- EUR/USD extends Friday’s upside break of 21-DMA to print four-day uptrend.
- Bullish MACD signals, RSI rebound favor short-term buyers inside bullish chart pattern.
- 50-DMA guards immediate upside, 1.0150 is the key hurdle.
- Bears need validation from 0.9860 to retake control.
EUR/USD renews intraday high near 1.0030 during the four-day uptrend to Monday’s Asian session. The major currency pair’s latest run-up could be linked to Friday’s successful upside break of the 21-DMA, as well as the price-positive signals from the MACD and RSI.
That said, the quote is well-set to aim for the 50-DMA resistance near 1.0100. However, the upper line of a falling wedge bullish chart pattern, established in late June, around 1.0150, appears a strong upside hurdle.

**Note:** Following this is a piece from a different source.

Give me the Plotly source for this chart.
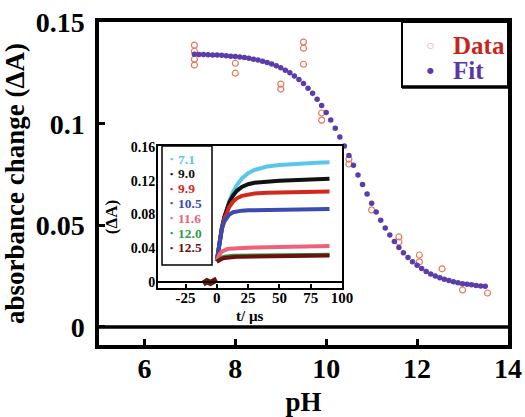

It’s worth noting that a successful break of 1.0150 will confirm the bullish chart pattern suggesting a theoretical target surrounding 1.0900. However, tops marked during August and May, respectively around 1.0370 and 1.0790, could act as intermediate halts during the rise.
The monthly high around 1.0200 and June’s peak of 1.0615 are some extra upside hurdles that could entertain the EUR/USD bulls.
Alternatively, a downside break of the 21-DMA, near 0.9990 at the latest, could quickly direct the sellers towards the recent swing low close to 0.9945.
However, multiple levels surrounding 0.9880 and the lower line of the stated wedge, close to 0.9860, could challenge the EUR/USD bears afterward.
If the quote remains bearish past 0.9860, the odds of witnessing a slump towards the 61.8% Fibonacci Expansion (FE) of the pair’s late June to early September moves, near 0.9725 can’t be ruled out.